When our Eldest Son participated in a Pinewood Derby race, we went out together to buy the kit. I showed him how to clamp the block down, and started the saw cut for him. His enthusiasm waned as he rasped and sanded and painted. I insisted that the axle positions were critical, and showed him he could try to make sure they went in straight.

In the end, he seemed happy with it--after all, he'd done the work himself, albeit with some impatience. It didn't win, but it was well above most of the pack in speed--seemed to slow down a bit with time (Were the axle positions twisting? I never knew.). It was not a thing of beauty, nor lightning fast, but it was clearly made by the boy and not the father, and it was something any boy could make who could afford the $4.50 for the kit and had a few ordinary tools in the house.

I was browsing while waiting in Hobby Lobby last month, and happened upon the Pinewood Derby shelf. The kit itself is the least of it now: you can even buy a special jig to make sure the axle goes in at the right position and angle. Entry level seems to have gone up to about $50.

The playing field was never perfectly equal in the derby: setting aside the parents who did the work for the boy, those who didn't have a saw or rasp or hammer at home were never going to turn out a fast racer, and those who didn't take the instruction's advice and try to arrange their own axle jigs wouldn't either. And there's nothing one can reasonably do to take out the income advantage, unless everybody is making theirs in the same project room with the same gear. Still it seems like an unhappy additional bias.
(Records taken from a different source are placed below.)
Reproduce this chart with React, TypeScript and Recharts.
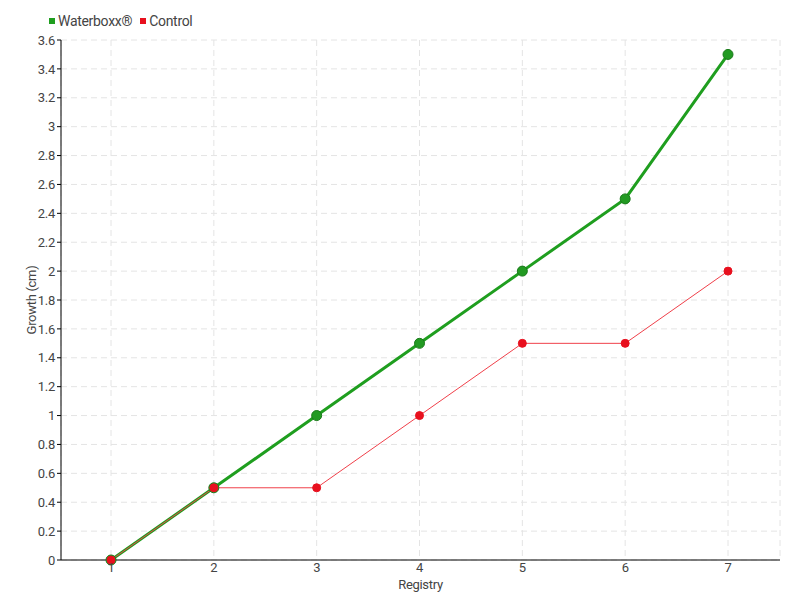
import React from 'react';
import { LineChart, Line, XAxis, YAxis, CartesianGrid, Label } from 'recharts';

const registry = ['1', '2', '3', '4', '5', '6', '7'];
const waterboxx = [0, 0.5, 1.0, 1.5, 2.0, 2.5, 3.5];
const control = [0, 0.5, 0.5, 1.0, 1.5, 1.5, 2.0];
const yTicks = [0, 0.2, 0.4, 0.6, 0.8, 1, 1.2, 1.4, 1.6, 1.8, 2, 2.2, 2.4, 2.6, 2.8, 3, 3.2, 3.4, 3.6];
const seriesNames = ['Waterboxx®', 'Control'];
const seriesColors = ['#1f9e1f', '#e8101e'];

const data = registry.map((r, i) => ({ registry: r, waterboxx: waterboxx[i], control: control[i] }));

const FONT = 'Roboto, sans-serif';
const textStyle: any = { fontFamily: FONT, fontSize: 13, fill: '#444', letterSpacing: -0.3 };

export default function App() {
  return (
    <div style={{ position: 'absolute', left: 0, top: 0, width: 800, height: 600, background: '#fff' }}>
      <div
        style={{
          position: 'absolute',
          left: 49,
          top: 13,
          display: 'flex',
          fontFamily: FONT,
          fontSize: 14,
          letterSpacing: -0.3,
          color: '#444',
          lineHeight: '16px',
          zIndex: 2,
        }}
      >
        {seriesNames.map((n, i) => (
          <div key={n} style={{ display: 'flex', alignItems: 'center', marginRight: 8 }}>
            <span style={{ display: 'inline-block', width: 6, height: 6, background: seriesColors[i], marginRight: 3 }} />
            <span>{n}</span>
          </div>
        ))}
      </div>
      <LineChart width={800} height={600} data={data} margin={{ top: 40, right: 20, bottom: 0, left: 0 }}>
        <CartesianGrid stroke="#e4e4e4" strokeDasharray="6 4" />
        <XAxis
          dataKey="registry"
          height={40}
          padding={{ left: 50, right: 52 }}
          axisLine={{ stroke: '#000' }}
          tickLine={false}
          tickSize={0}
          tickMargin={3}
          tick={textStyle}
        >
          <Label value="Registry" position="center" dy={4} style={textStyle} />
        </XAxis>
        <YAxis
          width={61}
          domain={[0, 3.6]}
          ticks={yTicks}
          interval={0}
          axisLine={{ stroke: '#000' }}
          tickLine={{ stroke: '#000' }}
          tickSize={4}
          tickMargin={2}
          tick={textStyle}
        >
          <Label value="Growth (cm)" angle={-90} position="center" dx={1} style={{ ...textStyle, textAnchor: 'middle' }} />
        </YAxis>
        <Line
          type="linear"
          dataKey="waterboxx"
          name={seriesNames[0]}
          stroke="#1f9e1f"
          strokeWidth={3}
          dot={{ r: 5, fill: '#229a22', stroke: '#1a7a1a', strokeWidth: 1 }}
          isAnimationActive={false}
        />
        <Line
          type="linear"
          dataKey="control"
          name={seriesNames[1]}
          stroke="#f0404a"
          strokeWidth={1}
          dot={{ r: 4, fill: '#e8101e', stroke: '#e8101e', strokeWidth: 1 }}
          isAnimationActive={false}
        />
      </LineChart>
    </div>
  );
}
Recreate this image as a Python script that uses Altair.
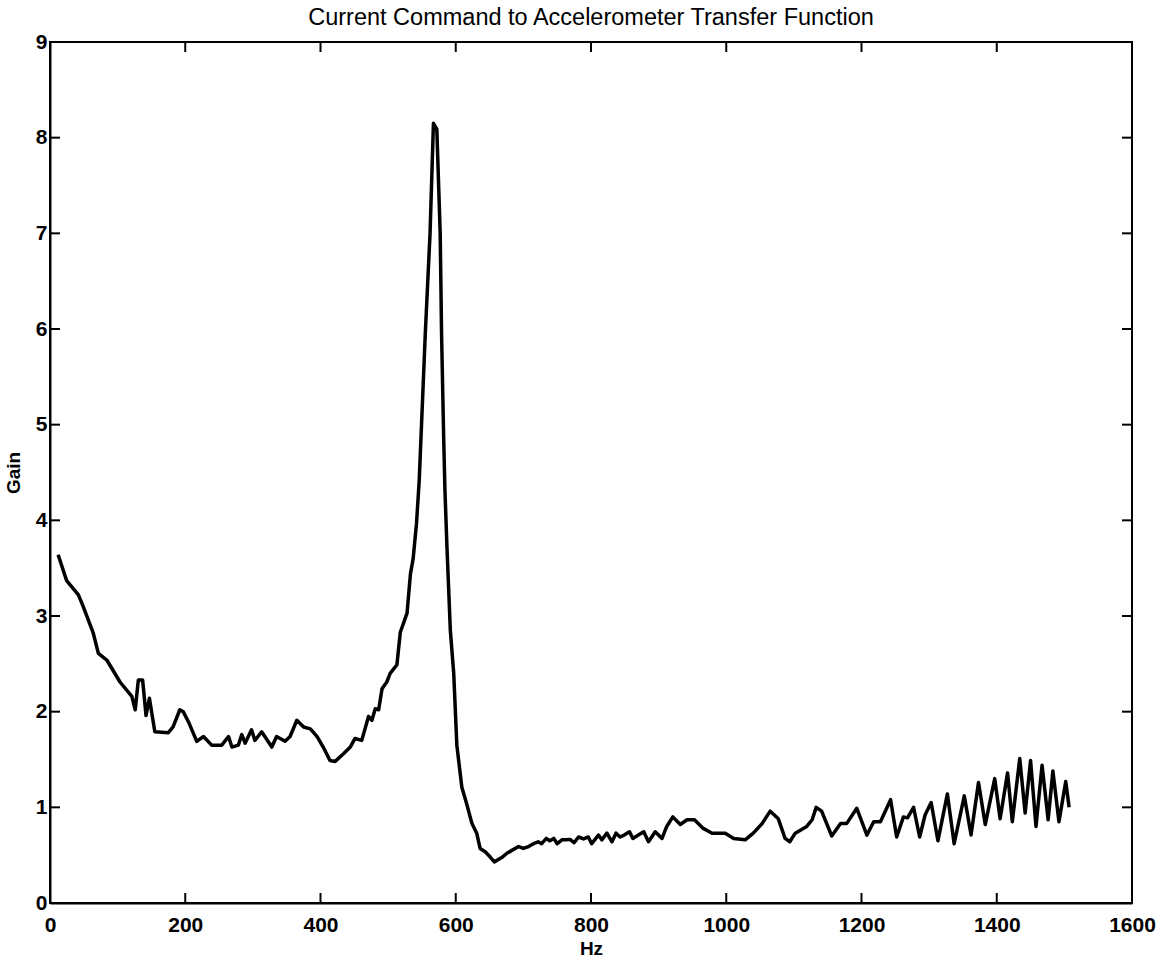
import altair as alt
import pandas as pd

# Frequency (Hz) and gain
hz = [12, 24.6, 42, 49, 64, 71.5, 84, 103.5, 121, 126, 130.6, 137, 142, 147, 155,
      175, 182, 192, 197, 205, 217, 227, 239, 254, 264, 269, 278.5, 283.6, 288.5,
      298, 303, 313, 328, 335, 347.6, 355, 365, 375, 385, 395, 404, 414, 421.6,
      434, 444, 451, 461, 471, 476, 481, 486, 491, 498, 503, 513, 518, 528, 533,
      537, 542, 546, 555, 562, 567, 572, 577, 579, 582, 584, 587, 592, 597, 601.6,
      609, 616, 624, 631, 636, 643.5, 651, 657, 668, 675.6, 683, 693, 700, 707.6,
      715, 722, 727, 734, 739, 745, 750, 757, 763, 769, 775, 781.5, 789, 796, 801,
      811, 816, 823.5, 831, 837, 843, 849, 857, 862, 870, 878, 885, 895, 905, 912,
      921, 932, 942, 953, 966, 979, 998.5, 1011, 1028, 1040, 1053, 1065, 1077,
      1087, 1094, 1102, 1119, 1127, 1133, 1141, 1156, 1169, 1178, 1193, 1208,
      1218, 1228, 1243, 1252, 1262, 1268, 1277, 1286, 1294, 1303, 1313, 1327,
      1337, 1352, 1362, 1373, 1383, 1397, 1405, 1416, 1423, 1434, 1442, 1450,
      1458, 1467, 1476, 1483, 1492, 1502, 1507]
gain = [3.64, 3.37, 3.22, 3.10, 2.82, 2.61, 2.54, 2.31, 2.16, 2.02, 2.33, 2.33, 1.96, 2.14, 1.79,
        1.78, 1.84, 2.02, 2.0, 1.89, 1.69, 1.74, 1.65, 1.65, 1.74, 1.63, 1.65, 1.76, 1.67,
        1.81, 1.70, 1.79, 1.63, 1.74, 1.69, 1.74, 1.91, 1.84, 1.82, 1.74, 1.63, 1.49, 1.48,
        1.56, 1.63, 1.72, 1.70, 1.95, 1.91, 2.03, 2.02, 2.24, 2.31, 2.40, 2.49, 2.83, 3.03, 3.44,
        3.60, 3.97, 4.42, 5.96, 7.0, 8.15, 8.09, 7.0, 5.96, 4.91, 4.32, 3.72, 2.85, 2.40, 1.65,
        1.21, 1.04, 0.83, 0.73, 0.57, 0.535, 0.48, 0.43, 0.475, 0.52, 0.55, 0.59, 0.57, 0.59,
        0.62, 0.64, 0.62, 0.675, 0.65, 0.675, 0.62, 0.66, 0.66, 0.665, 0.63, 0.69, 0.67, 0.69, 0.62,
        0.71, 0.66, 0.73, 0.64, 0.73, 0.69, 0.71, 0.745, 0.675, 0.71, 0.745, 0.64, 0.745, 0.675, 0.80,
        0.90, 0.82, 0.87, 0.87, 0.78, 0.73, 0.73, 0.675, 0.66, 0.73, 0.83, 0.96, 0.88,
        0.675, 0.64, 0.73, 0.80, 0.87, 1.0, 0.96, 0.70, 0.83, 0.83, 0.99, 0.71,
        0.85, 0.85, 1.08, 0.69, 0.90, 0.89, 1.0, 0.69, 0.92, 1.05, 0.65, 1.14,
        0.62, 1.12, 0.71, 1.26, 0.82, 1.30, 0.88, 1.36, 0.85, 1.51, 0.94, 1.49,
        0.80, 1.44, 0.87, 1.38, 0.85, 1.27, 1.0]

x_ticks = [0, 200, 400, 600, 800, 1000, 1200, 1400, 1600]
y_ticks = [0, 1, 2, 3, 4, 5, 6, 7, 8, 9]

W, H = 1082, 861
FONT = "Liberation Sans"

df = pd.DataFrame({"Hz": hz, "Gain": gain})
xt = pd.DataFrame({"v": x_ticks})
yt = pd.DataFrame({"v": y_ticks})

xscale = alt.Scale(domain=[0, 1600], nice=False, zero=False)
yscale = alt.Scale(domain=[0, 9], nice=False, zero=False)

line = alt.Chart(df).mark_line(color="black", strokeWidth=3.5, strokeJoin="round").encode(
    x=alt.X("Hz:Q", scale=xscale, title="Hz",
            axis=alt.Axis(values=x_ticks, format="d", ticks=False, tickSize=0, grid=False,
                          domainColor="black", domainWidth=2,
                          labelFont=FONT, labelFontSize=21, labelFontWeight="bold",
                          labelColor="black", labelPadding=11, labelFlush=False,
                          titleFont=FONT, titleFontSize=19, titleFontWeight="bold",
                          titleColor="black", titlePadding=4)),
    y=alt.Y("Gain:Q", scale=yscale, title="Gain",
            axis=alt.Axis(values=y_ticks, format="d", ticks=False, tickSize=0, grid=False,
                          domainColor="black", domainWidth=2,
                          labelFont=FONT, labelFontSize=21, labelFontWeight="bold",
                          labelColor="black", labelPadding=3, labelFlush=False,
                          titleFont=FONT, titleFontSize=19, titleFontWeight="bold",
                          titleColor="black", titlePadding=12)),
)

tick_len = 10
bottom_ticks = alt.Chart(xt).mark_rule(color="black", strokeWidth=2).encode(
    x=alt.X("v:Q", scale=xscale), y=alt.value(H), y2=alt.value(H - tick_len))
top_ticks = alt.Chart(xt).mark_rule(color="black", strokeWidth=2).encode(
    x=alt.X("v:Q", scale=xscale), y=alt.value(0), y2=alt.value(tick_len))
left_ticks = alt.Chart(yt).mark_rule(color="black", strokeWidth=2).encode(
    y=alt.Y("v:Q", scale=yscale), x=alt.value(0), x2=alt.value(tick_len))
right_ticks = alt.Chart(yt).mark_rule(color="black", strokeWidth=2).encode(
    y=alt.Y("v:Q", scale=yscale), x=alt.value(W), x2=alt.value(W - tick_len))

chart = alt.layer(line, bottom_ticks, top_ticks, left_ticks, right_ticks).properties(
    width=W, height=H,
    title=alt.TitleParams("Current Command to Accelerometer Transfer Function",
                          font=FONT, fontSize=23.5, fontWeight="normal", color="black",
                          anchor="middle", baseline="alphabetic", offset=6, dy=23),
    autosize=alt.AutoSizeParams(type="none"),
    padding={"left": 50, "top": 42, "right": 28, "bottom": 65},
    background="white",
).configure_view(stroke="black", strokeWidth=2)

chart.save("out.html", embed_options={"renderer": "svg", "actions": False})
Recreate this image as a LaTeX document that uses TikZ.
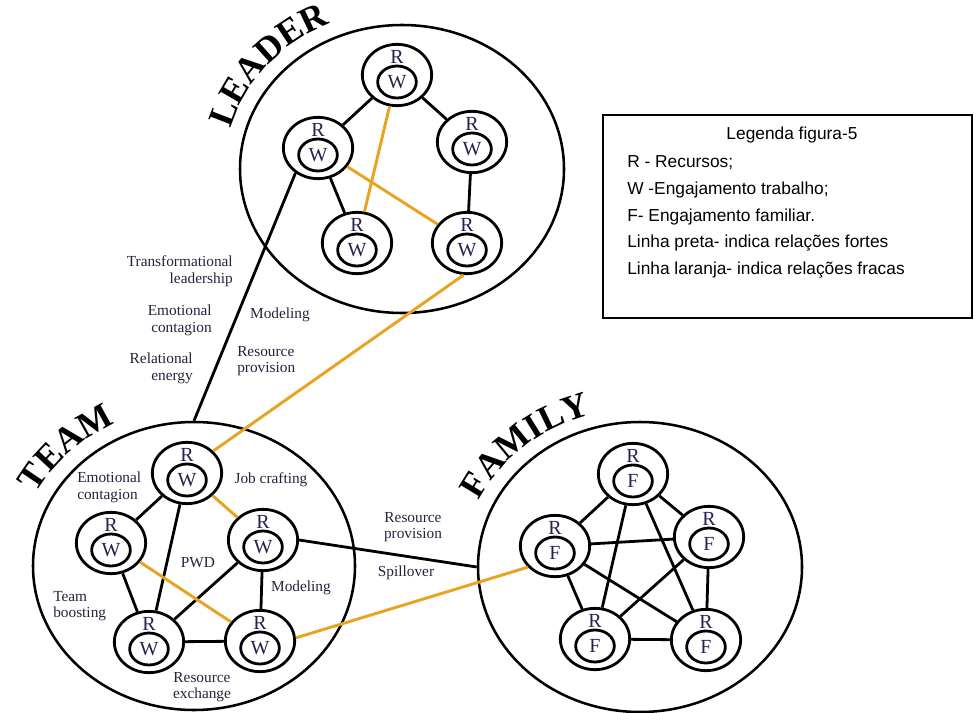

Plus, of course, the kids don't get the experience of making their own tools.

1 comment:

Assistant Village Idiot said...

We did Pinewood Derby almost 30 years ago. Even had we broken the rules and had me do most of it, other fathers were better than I anyway. I recall making my own more than 50 years ago, in one of the years when I had no father. I was happy that it was not an abject failure, and my son felt much the same in his day. I do still recall the resentment at those who cheated. I suppose that is also a life-lesson. In their defense, the intended lesson of self-reliance was a good one, but not the only valuable lesson a boy might learn.